単刀直入にいうと、すっげーくだらない!www
今までのシリアス前面で押していたRECシリーズは何だったの?w と突っ込みたくなるほど、本作はかなりやりたい放題。意表を突くというか裏切られた気分になるが、POVの制約を破って退けるという、もはや何が「REC」なの?(爆

冒頭から始まるRECの手法、POV。ああ、いつものRECだと思った。
FILMAXのカメラマンがいたり、結婚式風のお祝い映像が流れたり、なんだか微笑ましい気分にさせられ、この幸せな光景がどう破壊されるか、徐々に立つフラグにワクワクしつつも、見事に裏切られた。

とは言っても、その期待の裏切りっぷりが徹底していて面白い。
中途半端な裏切りではないのでむしろ従来のファンとしては楽しめた。1作、2作がデキがよかったので、3作目はどうなるかと思ったら、変則球をかましてきたという印象。一本取られましたという感じ。

パコ・プラザ監督は、RECのB級ゾンビ要素をほとんど担っていたのかもしれない。過去のゾンビ名作へのオマージュがひしひしと感じられる。
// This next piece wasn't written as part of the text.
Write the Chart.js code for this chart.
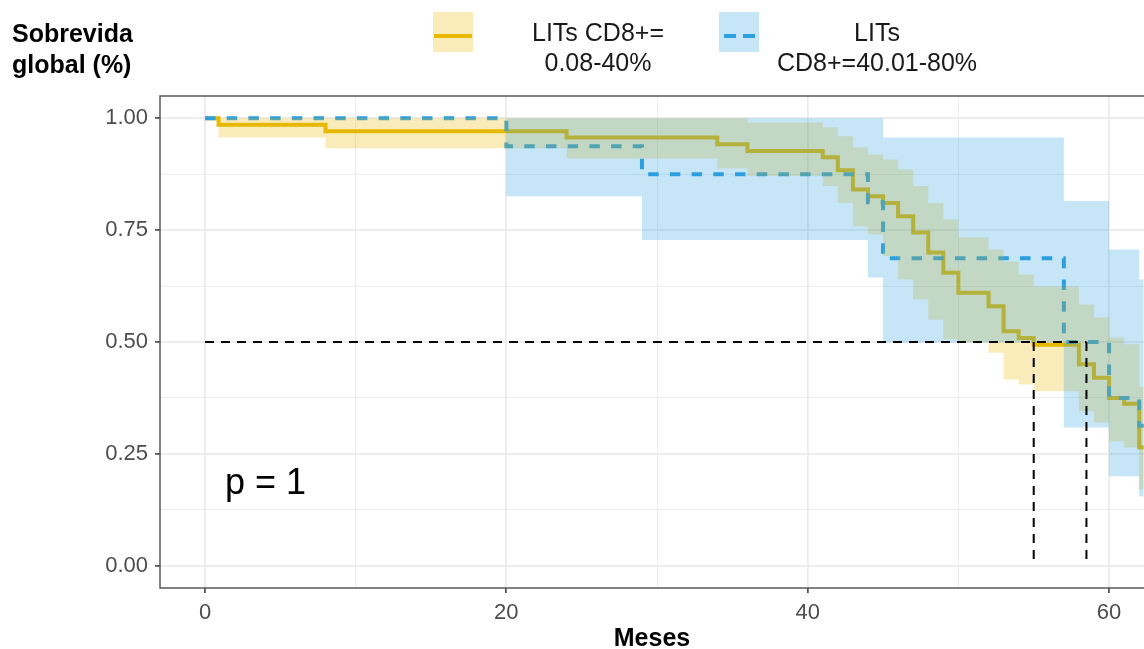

イヌにかまれた叔父、じわじわ立つ警報フラグ。幸せな披露宴が、瞬時にして殺戮の現場へと変貌する、この落差はお見事。

POV形式を盛大に破壊してのけたREC3であるが、そのヴィジュアルインパクトは素晴らしい。真っ白なウェディングドレスがどんどん血で染まる。最後は花嫁チェーンソーへ!

「私の日よ!!」
いやー、くだらない。「なんで逃げないで立ち向かっちゃうの?笑」と突っ込みどころ満載。超B級ゾンビ映画なんだが最高。『ブレインデッド』のパロディ? 『プラネットテラー』の片足マシンガンの女主人公に匹敵するインパクトがある。白人のスペイン美女がそんなめちゃくちゃなことになるとは、うーむ、上質なゾンビ映画だったREC1・2が、3で、B級クソゾンビ映画になった。なんとも微笑ましいじゃないか。

そしてサバイバルゾンビ映画としてはよくできた一本だと思う。最初のシーンの伏線が後になって繋がったり、ゲーム的な楽しさとハラハラ感があるのだ。

ゾンビ化した人々のグロテスクさは、POVを解除している本作ではインパクトが強い。

親友、母親がゾンビ化してゆき死んでゆく様は残酷なようで、あっけなくて笑えるB級さがある。

ただオカルト色が強く、感染というよりも悪魔な存在のゾンビになり過ぎたところが個人的には少し残念。

でもとりあえず真面目路線のRECシリーズでこんな盛大に笑えるとは思わなかった。RECの新領域を見出せた気がする。いつものごとく80分の尺で簡潔に見せる点が爽快だ。

やはり筆者は「REC」ファンなので、普通なら7点B級映画だが、前作から引き継ぐ世界観を体感できたことで、+0.5点おまけして評価したくなるのが心情でした。

*現在製作中の「REC4」でシリーズ完結するそうなので、最後にどういう裏切り方をするか、目が離せないシリーズです。